What other episodes do you think are particularly significant about Mary?

I think there are also those that bring out her ordinary humanity. Once again in Luke’s Gospel, for example, we find the episode in which the parents went to look for the twelve-year-old Jesus who had wandered off without permission, showing that they did not understand their son's destiny. In the wedding feast of Cana, on the other hand (John 2), Mary appears as an insistent and trusting woman, so much so that she makes Jesus change his mind about the appropriate time to reveal himself. The son says: my time has not yet come, but by her insistence Mary enables us to understand that, in Jesus' presence, it is always the right time for salvation. However, the testimony of the gospels also leads us to exclude the exaltation of family roles in and of itself, with the redefinition of the dimension of the 'family' that Jesus himself performs. Think of when Jesus is in the middle of the crowd and someone tells him that there is his mother, brothers and sisters looking for him to take him home. He replies; “Who is my mother, who are my brothers? Who does my Father’s will. Jesus redefines family identities, making blood ties less important in the face of the vision of a new community structured on other foundations and horizontal ties. Finally, Mary is encountered at the foot of the Cross, in the utmost pain of a woman about to lose her son in that atrocious way, and in the very human love of a son entrusting his mother to another son. Here, what Protestants think of Mary lies in these biblical passages. And it seems to us that all the essentials are there.

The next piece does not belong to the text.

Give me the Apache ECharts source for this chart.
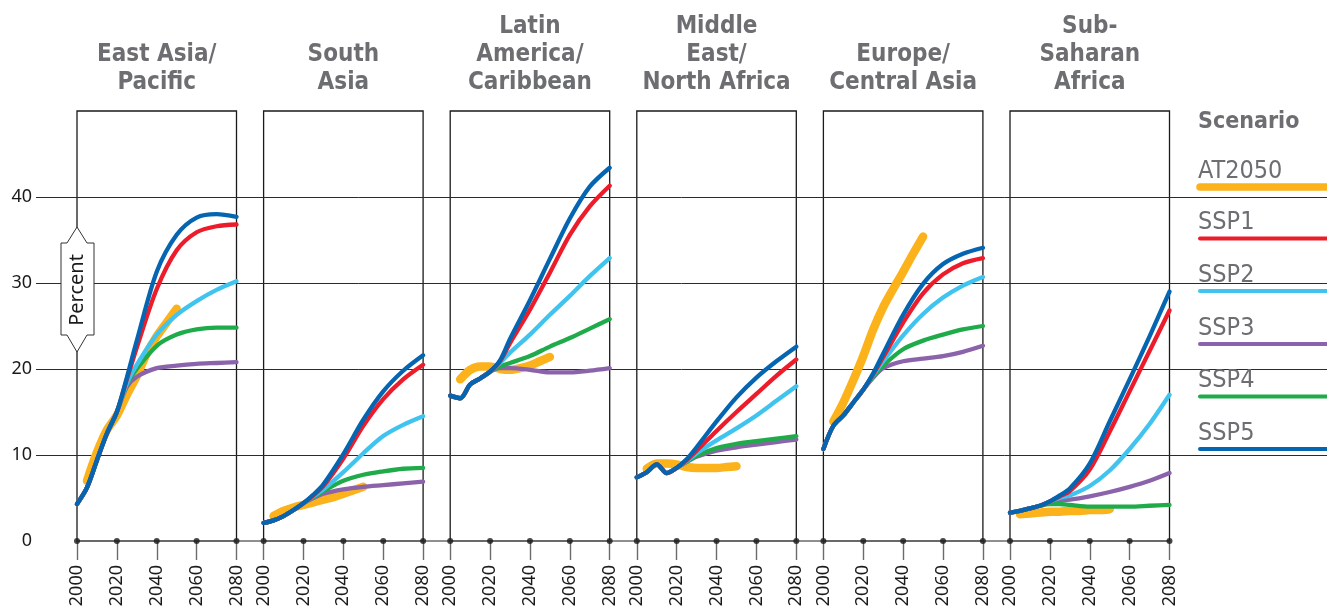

Protestants do not believe in the dogmas of perpetual virginity, Immaculate Conception, Assumption into heaven, they do not pray the Hail Mary. So what is the judgement on the great Marian devotion that characterises Catholicism?

As far as dogmas are concerned, it seems to us that they have no biblical foundation and risk impoverishing the meaning of the figure of Mary rather than enriching it. For example, attributing importance to being born without original sin in our opinion distances us from that element of humanity that makes Mary so true and close to us.

You are a woman at the top of your Church; do you find that a female figure like Mary can be an inspiration for women today?

I have the feeling that the valorization of Mary as a figure of reference, emphasizing her virginity, even her eternal virginity (which expresses the discomfort of accepting the existence of brothers and sisters, as the Bible tells us) risks tying the value of women to an imaginary that looks at sexuality as something impure and scandalous. Paradoxically, it is not necessarily the case that a female figure charged with this meaning is actually an inspiration in the struggles for the affirmation of equal dignity and equal rights for women in society and in the churches.

The image of Mary today also has other values; for example, she is a woman protagonist in a male world.

Of course. In fact, the dialogue with the angel Gabriel in the annunciation is also beautiful for this reason. A female figure is asked for consent at a time when no one would have done so. But I remember that the Bible is full of female figures of extraordinary value, recovered moreover by the strand of feminist theology.

So what is Mary’s specific value?

Mary expresses her highest value by entrusting herself and becoming an instrument of God's ‘possible’ that breaks through the human ‘impossible’. Here, the virgin birth, like the birth of a sterile woman, represents this. Mary is a woman and a mother with whom one can identify. She is the humanity that God loves and there is no need to load her with other meanings to be able to love her ourselves, appreciate her and feel her close.